In Italia lo stesso Consiglio Nazionale dell’Ordine degli Psicologi in vari comunicati si è schierato dalla parte della scienza ribadendo la contrarietà alle terapie riparative. Lo stesso Freud, padre della psicologia, aveva dichiarato esplicitamente nel 1935 che l’omosessualità non era una malattia.
✅QUALE L’APPROCCIO CORRETTO?
Lo psicologo o psicoterapeuta deve ascoltare e capire quella che è la rappresentazione mentale ed emotiva che la persona ha di sé, dei propri desideri e della propria sessualità, promuovendo un ascolto accogliente e non giudicante. Comprendere, insieme alla persona, le motivazioni del disagio e cosa sottende il desiderio di diventare eterosessuale: aspettative, paure. Alla base della sofferenza ci sarebbe infatti un conflitto interno tra l’orientamento sessuale e il contesto socio-culturale cui la persona appartiene – spesso tuttora affetto da discriminazioni e disapprovazione sociale – in grado di indurre nell’individuo uno stato di OMONEGATIVITA’ INTERIORIZZATA che svaluta l’immagine di sé, causando imbarazzo, vergogna, colpa e tendenze suicide. Diventa allora eticamente necessario per i professionisti indirizzare la persona verso la consapevolezza di tale conflitto, aiutandola a superarlo e così liberarla da condizionamenti inconsapevoli e autodistruttivi. Alla base deve esserci quindi un approccio di tipo AFFERMATIVO in cui il terapeuta considera il peso e l’influenza delle ingiustizie sociali nelle vite delle persone LGBTIQ, favorisce l’autonomia, incrementa le strategie di coping e la capacità di formare una rete sociale di appartenenza e aiuta il paziente a esprimere pienamente la sua identità.
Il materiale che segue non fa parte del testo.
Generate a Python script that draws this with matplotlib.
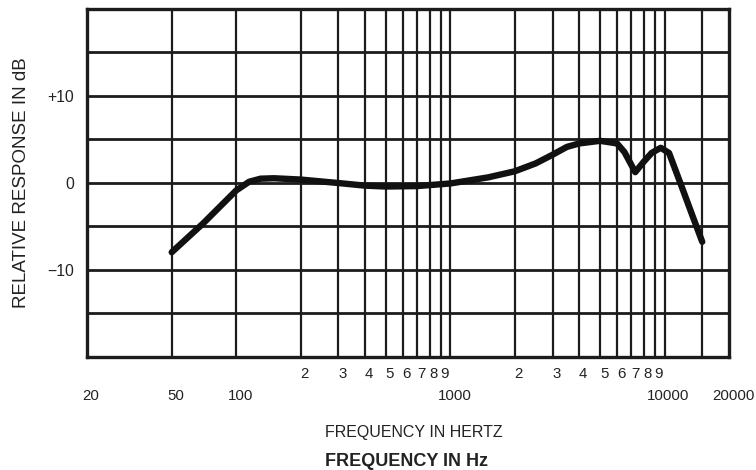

➡️In attesa di una LEGGE NAZIONALE che protegga dalla discriminazione e per saperne di più sulle terapie riparative guardate il film “The Miseducation of Cameron Post” 2018, diretto da Desiree Akhavan e presentato nella 7a edizione della rassegna cinematografica Questione Di Genere.
✳️I professionisti di AIPPA Associazione Italiana Per Le Psicoterapie Applicate utilizzano un approccio affermativo ed esprimono la propria CONTRARIETA’, in accordo con il mondo scientifico e clinico, alle terapie riparative o di conversione.